Monday, February 15, 2010

Holden Caulfield - distressed hipster, first ever rockstar?

This is an image I stole from the internet

It's been awhile since I was in high school, hence it's been a bit since I read Catcher in the Rye. But since Salinger peaced out recently, I've been enjoying reading the inspired analysis that has cropped up.

A lot of what I've recently been hashing out in my own work is figuring out at what point sincerity should enter poetry, and the best way to display it. I live in a world where hipsters roam the streets with reckless abandon, doubting sincerity then doubting doubting sincerity, and then wondering if it's more sincere to doubt sincerity in the first, and if they should go back and do what they used to do. And if that's not interesting and daunting enough, add the fact that hipsters are a faceless movement which nobody claims to be apart of, yet everyone has a clear image in their head of hipsters, what they do, and what they look like roaming the streets with reckless abandon (damn vampires.)

Maybe ideological social movements should only happen if the participants of the movement aren't self-aware of what they look like all the time.

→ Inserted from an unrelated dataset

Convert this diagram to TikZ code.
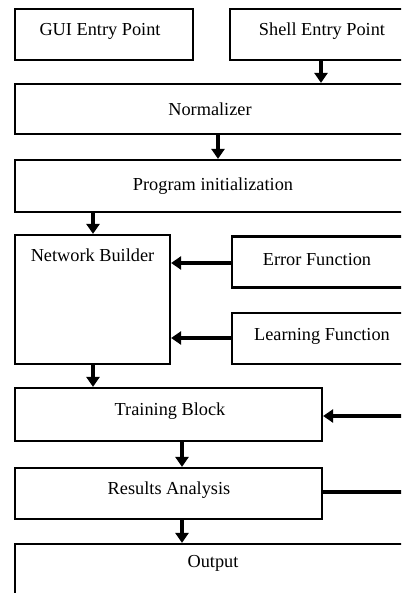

Anyhoosies, Holden Caulfield plays into this somewhere, where was it...oh yes. As a sort of proto-hipster, and as the Guardian calls him "the original rock star." Perhaps he was the first prominent voice to hash out the fogginess of teenage angst, and since we've marched forward more uncertainly. Yet, though uncertain, angsty teens and "colleges" (they're getting thrown into this group under than name) have a ridiculous amount of communication ability, and are incredibly influential to social norms and expectations. Are the confused-angsters heading the pack?
(maybe. maybe not.)
(that being what it is, I still maintain my point that middle schoolers run the internet, and invent every single internet meme, and single-handedly write every definition on Urban Dictionary.)

Here's a link to the Guardian article, which if anything, is a fun read: Click that shit. It spends more time discussing Caulfield's influence on rock music than I did.

Oh, and The Onion makes a salient point as usual.

Now, as Iain Marshall literally just pointed out "Salinger died, like, forever ago." Which in internet years is a good point.
So I'm sorry about the untimeliness of this post.